▶ [Exercise prompt]: Skip the pictures and extract all of the lines exactly as written.

▶ [Entries provided]:
★ ★ ★

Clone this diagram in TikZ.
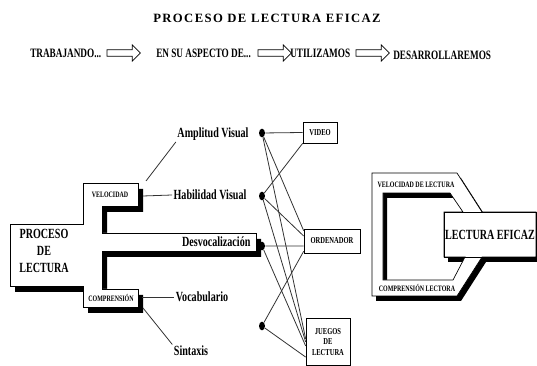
\documentclass[tikz,border=0pt]{standalone}
\usepackage{fontspec}
\setmainfont{Liberation Serif}
\newfontfamily\condfont[FakeStretch=0.72]{Liberation Serif}
\newfontfamily\titlefont[LetterSpace=11]{Liberation Serif}
\usetikzlibrary{shapes.arrows,shapes.geometric}

\begin{document}
\begin{tikzpicture}[x=0.75pt,y=-0.75pt,
  lbl/.style={font=\condfont\bfseries\fontsize{10.5}{12.5}\selectfont, inner sep=1pt},
  hdr/.style={font=\condfont\bfseries\fontsize{9.6}{9.6}\selectfont, inner sep=0pt, anchor=west},
  boxtxt/.style={font=\condfont\bfseries\fontsize{6.2}{7}\selectfont, inner sep=0pt},
  res/.style={draw, line width=0.5pt, align=center, inner sep=1pt, font=\condfont\bfseries\fontsize{6.8}{7.6}\selectfont},
  hollow/.style={single arrow, draw, line width=0.5pt, minimum height=25pt, inner sep=2.2pt, single arrow head extend=3.6pt},
  blob/.style={ellipse, fill=black, minimum width=4.5pt, minimum height=6.5pt, inner sep=0pt},
  link/.style={line width=0.6pt, black!80},
  leftshape/.style={insert path={(10,224) -- (83,224) -- (83,183) -- (138,183) -- (138,206) -- (102,206)
    -- (102,233) -- (256,233) -- (256,251) -- (102,251) -- (102,289) -- (138,289) -- (138,307)
    -- (83,307) -- (83,286) -- (10,286) -- cycle}},
  rightshape/.style={insert path={(372,173) -- (457,173) -- (482,212) -- (536,212) -- (536,257)
    -- (482,257) -- (457,296) -- (372,296) -- cycle
    (383,193) -- (450,193) -- (463,212) -- (444,212) -- (444,257) -- (465,257) -- (453,280)
    -- (383,280) -- cycle}}]
\useasboundingbox (0,0) rectangle (537,366);

\node[font=\titlefont\bfseries\fontsize{9.5}{9.5}\selectfont] (title) at (267,18) {PROCESO\ DE\ LECTURA\ EFICAZ};

\node[hdr] (trab) at (30,53) {TRABAJANDO...};
\node[hollow] (a1) at (122,53) {};
\node[hdr] (asp) at (156,53) {EN SU ASPECTO DE...};
\node[hollow] (a2) at (273,53) {};
\node[hdr] (util) at (290,53) {UTILIZAMOS};
\node[hollow] (a3) at (371,53) {};
\node[hdr] (desa) at (393,55) {DESARROLLAREMOS};

\fill[black, shift={(5,6)}, leftshape];
\filldraw[fill=white, line width=0.5pt, leftshape];
\node[lbl, align=center] (proc) at (44,251) {PROCESO\\DE\\LECTURA};
\node[boxtxt] (vel) at (110,195) {VELOCIDAD};
\node[boxtxt] (comp) at (111,298) {COMPRENSIÓN};
\node[lbl, anchor=east] (desv) at (252,242) {Desvocalización};

\node[lbl] (amp) at (213,134) {Amplitud Visual};
\node[lbl] (hab) at (210,195) {Habilidad Visual};
\node[lbl] (voc) at (202,297) {Vocabulario};
\node[lbl] (sin) at (191,351) {Sintaxis};

\coordinate (v1) at (146,181);
\coordinate (v2) at (143,196);
\coordinate (c1) at (142,297);
\coordinate (c2) at (143,308);
\draw[link] (v1) -- (amp.south west);
\draw[link] (v2) -- (hab.west);
\draw[link] (c1) -- (voc.west);
\draw[link] (c2) -- (sin.north west);

\node[blob] (d1) at (262,133) {};
\node[blob] (d2) at (262,196) {};
\node[blob] (d3) at (262,246) {};
\node[blob] (d4) at (262,326) {};

\node[res, minimum width=25.5pt, minimum height=15.75pt] (vid) at (320,132.5) {VIDEO};
\node[res, minimum width=42pt, minimum height=18pt] (ord) at (332,241) {ORDENADOR};
\node[res, minimum width=33pt, minimum height=35pt] (jue) at (328,342) {JUEGOS\\DE\\LECTURA};

\foreach \a/\b in {d1/vid.west, d1/ord.160, d1/jue.172, d2/vid.south west, d2/ord.170,
  d2/jue.180, d3/ord.190, d3/jue.190, d4/ord.200, d4/jue.214}
  \draw[link] (\a) -- (\b);

\fill[black, shift={(4,5)}, even odd rule, rightshape];
\filldraw[fill=white, even odd rule, line width=0.5pt, rightshape];
\node[draw, line width=0.5pt, minimum width=69pt, minimum height=33.75pt, inner sep=0pt,
  font=\condfont\bfseries\fontsize{10.5}{10.5}\selectfont] (efic) at (490,234.5) {LECTURA EFICAZ};
\node[boxtxt] (vdl) at (416,185) {VELOCIDAD DE LECTURA};
\node[boxtxt] (cpl) at (417,288) {COMPRENSIÓN LECTORA};
\end{tikzpicture}
\end{document}
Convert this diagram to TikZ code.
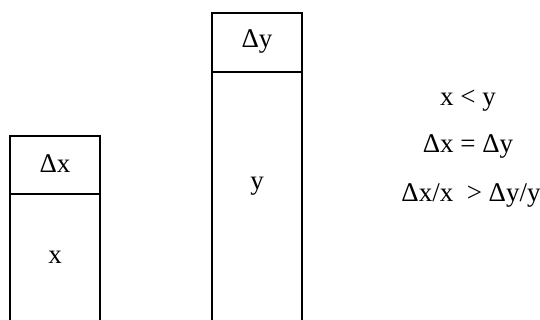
\documentclass[tikz,border=0pt]{standalone}
\usepackage{fontspec}
\setmainfont{Liberation Serif}
\usetikzlibrary{positioning}

\begin{document}
\begin{tikzpicture}[x=0.5pt,y=-0.5pt,line width=0.7pt,
    lbl/.style={inner sep=0pt,font=\fontsize{13.5}{16}\selectfont}]
    \useasboundingbox (0,0) rectangle (540,320);

    % small column
    \draw (10,320) -- (10,136) -- (100,136) -- (100,320);
    \draw (10,194) -- (100,194);
    \node[lbl] (dx) at (55,164) {Δx};
    \node[lbl] (x) at (55,257) {x};

    % tall column
    \draw (212,320) -- (212,13) -- (302,13) -- (302,320);
    \draw (212,72) -- (302,72);
    \node[lbl] (dy) at (257,42) {Δy};
    \node[lbl] (y) at (257,186) {y};

    % relations
    \node[lbl] (rel1) at (468,101) {x < y};
    \node[lbl] (rel2) at (468,147) {Δx = Δy};
    \node[lbl] (rel3) at (471,196) {Δx/x \ > Δy/y};
\end{tikzpicture}
\end{document}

★ ★ ★

▶ [Answer to the exercise]:
Clone this diagram in TikZ.
\documentclass[tikz,border=0pt]{standalone}
\usepackage{fontspec}
\setmainfont{Liberation Serif}
\newfontfamily\condfont[FakeStretch=0.72]{Liberation Serif}
\newfontfamily\titlefont[LetterSpace=11]{Liberation Serif}
\usetikzlibrary{shapes.arrows,shapes.geometric}

\begin{document}
\begin{tikzpicture}[x=0.75pt,y=-0.75pt,
  lbl/.style={font=\condfont\bfseries\fontsize{10.5}{12.5}\selectfont, inner sep=1pt},
  hdr/.style={font=\condfont\bfseries\fontsize{9.6}{9.6}\selectfont, inner sep=0pt, anchor=west},
  boxtxt/.style={font=\condfont\bfseries\fontsize{6.2}{7}\selectfont, inner sep=0pt},
  res/.style={draw, line width=0.5pt, align=center, inner sep=1pt, font=\condfont\bfseries\fontsize{6.8}{7.6}\selectfont},
  hollow/.style={single arrow, draw, line width=0.5pt, minimum height=25pt, inner sep=2.2pt, single arrow head extend=3.6pt},
  blob/.style={ellipse, fill=black, minimum width=4.5pt, minimum height=6.5pt, inner sep=0pt},
  link/.style={line width=0.6pt, black!80},
  leftshape/.style={insert path={(10,224) -- (83,224) -- (83,183) -- (138,183) -- (138,206) -- (102,206)
    -- (102,233) -- (256,233) -- (256,251) -- (102,251) -- (102,289) -- (138,289) -- (138,307)
    -- (83,307) -- (83,286) -- (10,286) -- cycle}},
  rightshape/.style={insert path={(372,173) -- (457,173) -- (482,212) -- (536,212) -- (536,257)
    -- (482,257) -- (457,296) -- (372,296) -- cycle
    (383,193) -- (450,193) -- (463,212) -- (444,212) -- (444,257) -- (465,257) -- (453,280)
    -- (383,280) -- cycle}}]
\useasboundingbox (0,0) rectangle (537,366);

\node[font=\titlefont\bfseries\fontsize{9.5}{9.5}\selectfont] (title) at (267,18) {PROCESO\ DE\ LECTURA\ EFICAZ};

\node[hdr] (trab) at (30,53) {TRABAJANDO...};
\node[hollow] (a1) at (122,53) {};
\node[hdr] (asp) at (156,53) {EN SU ASPECTO DE...};
\node[hollow] (a2) at (273,53) {};
\node[hdr] (util) at (290,53) {UTILIZAMOS};
\node[hollow] (a3) at (371,53) {};
\node[hdr] (desa) at (393,55) {DESARROLLAREMOS};

\fill[black, shift={(5,6)}, leftshape];
\filldraw[fill=white, line width=0.5pt, leftshape];
\node[lbl, align=center] (proc) at (44,251) {PROCESO\\DE\\LECTURA};
\node[boxtxt] (vel) at (110,195) {VELOCIDAD};
\node[boxtxt] (comp) at (111,298) {COMPRENSIÓN};
\node[lbl, anchor=east] (desv) at (252,242) {Desvocalización};

\node[lbl] (amp) at (213,134) {Amplitud Visual};
\node[lbl] (hab) at (210,195) {Habilidad Visual};
\node[lbl] (voc) at (202,297) {Vocabulario};
\node[lbl] (sin) at (191,351) {Sintaxis};

\coordinate (v1) at (146,181);
\coordinate (v2) at (143,196);
\coordinate (c1) at (142,297);
\coordinate (c2) at (143,308);
\draw[link] (v1) -- (amp.south west);
\draw[link] (v2) -- (hab.west);
\draw[link] (c1) -- (voc.west);
\draw[link] (c2) -- (sin.north west);

\node[blob] (d1) at (262,133) {};
\node[blob] (d2) at (262,196) {};
\node[blob] (d3) at (262,246) {};
\node[blob] (d4) at (262,326) {};

\node[res, minimum width=25.5pt, minimum height=15.75pt] (vid) at (320,132.5) {VIDEO};
\node[res, minimum width=42pt, minimum height=18pt] (ord) at (332,241) {ORDENADOR};
\node[res, minimum width=33pt, minimum height=35pt] (jue) at (328,342) {JUEGOS\\DE\\LECTURA};

\foreach \a/\b in {d1/vid.west, d1/ord.160, d1/jue.172, d2/vid.south west, d2/ord.170,
  d2/jue.180, d3/ord.190, d3/jue.190, d4/ord.200, d4/jue.214}
  \draw[link] (\a) -- (\b);

\fill[black, shift={(4,5)}, even odd rule, rightshape];
\filldraw[fill=white, even odd rule, line width=0.5pt, rightshape];
\node[draw, line width=0.5pt, minimum width=69pt, minimum height=33.75pt, inner sep=0pt,
  font=\condfont\bfseries\fontsize{10.5}{10.5}\selectfont] (efic) at (490,234.5) {LECTURA EFICAZ};
\node[boxtxt] (vdl) at (416,185) {VELOCIDAD DE LECTURA};
\node[boxtxt] (cpl) at (417,288) {COMPRENSIÓN LECTORA};
\end{tikzpicture}
\end{document}
Convert this diagram to TikZ code.
\documentclass[tikz,border=0pt]{standalone}
\usepackage{fontspec}
\setmainfont{Liberation Serif}
\usetikzlibrary{positioning}

\begin{document}
\begin{tikzpicture}[x=0.5pt,y=-0.5pt,line width=0.7pt,
    lbl/.style={inner sep=0pt,font=\fontsize{13.5}{16}\selectfont}]
    \useasboundingbox (0,0) rectangle (540,320);

    % small column
    \draw (10,320) -- (10,136) -- (100,136) -- (100,320);
    \draw (10,194) -- (100,194);
    \node[lbl] (dx) at (55,164) {Δx};
    \node[lbl] (x) at (55,257) {x};

    % tall column
    \draw (212,320) -- (212,13) -- (302,13) -- (302,320);
    \draw (212,72) -- (302,72);
    \node[lbl] (dy) at (257,42) {Δy};
    \node[lbl] (y) at (257,186) {y};

    % relations
    \node[lbl] (rel1) at (468,101) {x < y};
    \node[lbl] (rel2) at (468,147) {Δx = Δy};
    \node[lbl] (rel3) at (471,196) {Δx/x \ > Δy/y};
\end{tikzpicture}
\end{document}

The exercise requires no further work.